As we all sat there laughing at Dad’s misfortune, I was relieved that he had made it to the toilet in time and not caused the evacuation of the only shaded area on the boat. After a minute or two, one of the boys on the boat commented on one of the larger lines of swell that was approaching the boat. When it was only a few metres from the side, it registered that it was about to collide with the side of the boat where the toilet was situated. Before I could get my words of warning out of my mouth, the wave hit and the blood-curdling man-scream that erupted from the small bathroom sang out across the Indian Ocean.
The door flew open and there, stood before me, and the other 10 men onboard, was Dad, covered from head to toe in his own filth. The force of the wave had given this simple toilet a pressurised reverse flushing system! As we stared in disbelief, struggling to breathe between the laughing and the stench in the air, Dad took his only option and dived overboard. The state of the bathroom resembled some of the worst I’ve seen, and I was immediately taken back to a horrific day in Jaipur, India (but that is a story for another time).

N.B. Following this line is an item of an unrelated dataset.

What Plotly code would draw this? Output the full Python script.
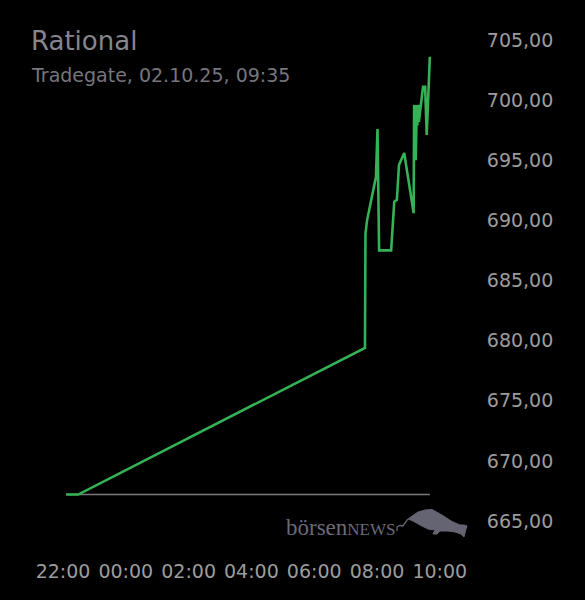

Later that night, once the bathroom had been cleaned, and Dad had given himself and his hair a thorough scrub, we all sat around on the deck of the boat reflecting on the funnier side of the day’s events. The appropriate nickname of “Pooie Louie” was suggested and met with another round of raucous laughter.
For me, this story comes to mind whenever I go back to Indonesia or when someone else brings it up in conversation. All those years of him beating me at sports and the odd times I was grounded as a youngster were forgotten that day when I saw “Pooie Louie” standing before me, covered in shit.
Life on the high seas: Little boat, a lot of people (this shot was taken on the same boat, different trip).
Life’s better on Island Time.
It’s close quarters onboard the Desertstorm.
Life is Good: Open space, no crowds.